The birds are chirping outside as we dine in peace. Shortly, however, that peace is interrupted by a familiar stirring in my tummy. No, I tell myself. You need food and the baby (or babies) needs nutrients to grow. You will not throw up.
A few short minutes later, I will be exiting the toilet and apologising to Hubby for the beautiful breakfast which I was unable to retain.
This sets the tone for the rest of the day. Whoever coined it Morning Sickness was a cruel liar. This is with me all day, every day.
The first time it happened, I thought I had done my bit for the morning and could proceed to board a taxi and get to work. The taxi filled up and we set off. Then I became aware of a cologne/perfume which for some reason I could not stand.
And my stomach began its familiar dance. Since then I have discovered several more smells and sounds that set me off. The weirdest part of it is that I do not like the way my own body smells.
I have changed soaps and deodorants and finally settled on using Hubby's aftershave to scent my armpits.
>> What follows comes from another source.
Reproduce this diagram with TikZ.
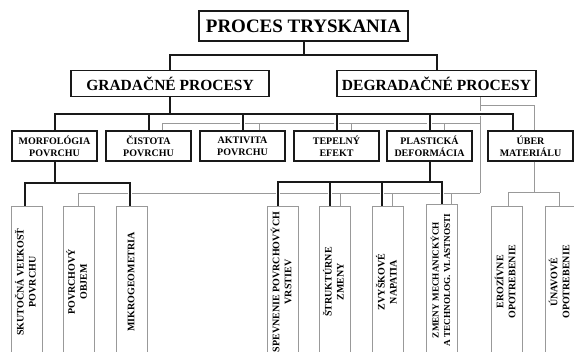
\documentclass[tikz,border=0pt]{standalone}
\usepackage{fontspec}
\usepackage{graphicx}
\setmainfont{Liberation Serif}
\usetikzlibrary{positioning}
\usetikzlibrary{calc}

\definecolor{ciara}{gray}{0.1}
\definecolor{sivaciara}{gray}{0.6}

\newcommand{\zvislo}[1]{\rotatebox{90}{\begin{tabular}{@{}c@{}}#1\end{tabular}}}

\tikzset{
  hlavny/.style={draw=ciara, line width=1.4pt, inner sep=0pt,
    minimum width=209pt, minimum height=30pt, font=\bfseries\fontsize{19}{22}\selectfont},
  skupina/.style={draw=ciara, line width=1.4pt, inner sep=0pt,
    minimum width=198pt, minimum height=26pt, font=\bfseries\fontsize{15.5}{18}\selectfont},
  oblast/.style={draw=ciara, line width=1.3pt, inner sep=0pt, align=center,
    minimum width=85pt, minimum height=30pt, font=\bfseries\fontsize{10}{12}\selectfont},
  ucinok/.style={draw=sivaciara, line width=0.8pt, inner sep=0pt,
    minimum width=31pt, minimum height=152pt, font=\bfseries\fontsize{10}{12}\selectfont},
  seda/.style={draw=sivaciara, line width=1pt},
}

\begin{document}
\begin{tikzpicture}[x=1pt, y=-1pt]
  \useasboundingbox (0,0) rectangle (574,352);
  \clip (0,0) rectangle (574,352);

  \node[hlavny] (tryskanie) at (303.5,26) {PROCES TRYSKANIA};
  \node[skupina] (grad) at (170,83.5) {GRADAČNÉ PROCESY};
  \node[skupina, minimum width=199pt] (degrad) at (436.5,83.5) {DEGRADAČNÉ PROCESY};

  \node[oblast] (morf) at (54.5,146) {MORFOLÓGIA\\POVRCHU};
  \node[oblast] (cist) at (148.5,146) {ČISTOTA\\POVRCHU};
  \node[oblast] (akt) at (242.5,146) {AKTIVITA\\POVRCHU};
  \node[oblast] (tep) at (336.5,146) {TEPELNÝ\\EFEKT};
  \node[oblast] (plast) at (429.5,146) {PLASTICKÁ\\DEFORMÁCIA};
  \node[oblast] (uber) at (530.5,146) {ÚBER\\MATERIÁLU};

  \node[ucinok] (skut) at (27,282) {\zvislo{SKUTOČNÁ VEĽKOSŤ\\POVRCHU}};
  \node[ucinok] (objem) at (78.5,282) {\zvislo{POVRCHOVÝ\\OBJEM}};
  \node[ucinok] (mikro) at (132,282) {\zvislo{MIKROGEOMETRIA}};
  \node[ucinok] (spev) at (283,282) {\zvislo{SPEVNENIE POVRCHOVÝCH\\VRSTIEV}};
  \node[ucinok] (strukt) at (335,282) {\zvislo{ŠTRUKTÚRNE\\ZMENY}};
  \node[ucinok] (zvys) at (388,282) {\zvislo{ZVYŠKOVÉ\\NAPATIA}};
  \node[ucinok, font=\bfseries\fontsize{9.2}{11.5}\selectfont] (zmeny) at (442,280)
    {\zvislo{ZMENY MECHANICKÝCH\\A TECHNOLOG. VLASTNOSTI}};
  \node[ucinok] (eroz) at (507,282) {\zvislo{EROZÍVNE\\OPOTREBENIE}};
  \node[ucinok] (unav) at (561,282) {\zvislo{ÚNAVOVÉ\\OPOTREBENIE}};

  % degradacne vazby (sive)
  \coordinate (d0) at ($(degrad.south)+(43.5,0)$);
  \draw[seda] (d0) -- ++(0,8.5) -| ($(uber.north)+(3.5,0)$);
  \draw[seda] (d0) -- ++(0,96) coordinate (s2);
  \draw[seda] ($(cist.north)+(13.5,0)$) |- ($(d0)+(0,26.5)$) coordinate (s1);
  \foreach \n/\dx in {akt/16.5, tep/14.5, plast/14.5}
    \draw[seda] ($(\n.north)+(\dx,0)$) coordinate (t) -- (t |- s1);
  \draw[seda] (objem.north) |- (s2);
  \foreach \n/\dx in {strukt/5, zvys/4, zmeny/9}
    \draw[seda] ($(\n.north)+(\dx,0)$) coordinate (t) -- (t |- s2);
  \draw[seda] ($(uber.south)+(3.5,0)$) -- ++(0,31) coordinate (u1);
  \draw[seda] ($(eroz.north)+(1,0)$) |- (u1) -| ($(unav.north)+(-2,0)$);

  % gradacne vazby (najprv biely podklad, potom ciara)
  \foreach \farba/\hrubka in {white/4.5pt, ciara/2pt}{
    \begin{scope}[draw=\farba, line width=\hrubka]
      \draw (grad.north) -- ++(0,-14.5) coordinate (g1) -| (degrad.north);
      \draw (tryskanie.south) -- (tryskanie.south |- g1);
      \draw (grad.south) -- ++(0,16.5) coordinate (g2);
      \draw (morf.north) |- (g2) -| ($(uber.north)+(-17.5,0)$);
      \foreach \n in {cist, akt, tep, plast}
        \draw (\n.north) -- (\n.north |- g2);
      \draw (morf.south) -- ++(0,21) coordinate (m1);
      \draw ($(skut.north)+(-2,0)$) |- (m1) -| ($(mikro.north)+(-2,0)$);
      \draw (plast.south) -- ++(0,20) coordinate (p1);
      \draw ($(spev.north)+(-5,0)$) |- (p1) -| (zmeny.north);
      \foreach \n/\dx in {strukt/-5, zvys/-6}
        \draw ($(\n.north)+(\dx,0)$) coordinate (t) -- (t |- p1);
    \end{scope}
  }
\end{tikzpicture}
\end{document}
He is developing the patience of 10 saints, poor man.
I have to take a moment to pray for all the women doing this dance without a supportive partner. In a way I am relieved and looking forward to having a magnificently rounded belly.
When you opt to adopt a child, people automatically assume there must be something wrong with your plumbing. Where I come from, nine months after you marry people will greet your face but address your stomach, looking for signs. I wonder why they don't stare pointedly at the man's crotch instead - after all the baby-making starts there!
I have friends for whom infertility is a painful reality, and something one of them said to me stuck in my head. She said it is beyond a curse to be infertile in a society of fertile women.
And it is always the women who get blamed. So perhaps I am a little bit glad that the gossipy ones waiting to confirm that I cannot make babies have another think coming.
I've got me a ticket to womanhood on the bumpiest ride of my life to date. Being a last born child has taught me many skills, among which is a talent for feeling thoroughly sorry for myself.
The only thing keeping me sane is the thought that I should not embarrass the thousands of tough mamas who are taking care of families, working and carrying their pregnancies along with apparent ease - and possibly no paternal participation.
Now I know where scorned women get their fury from - Mother Nature is a very crazy adversary, and hopefully I will figure out how to survive her.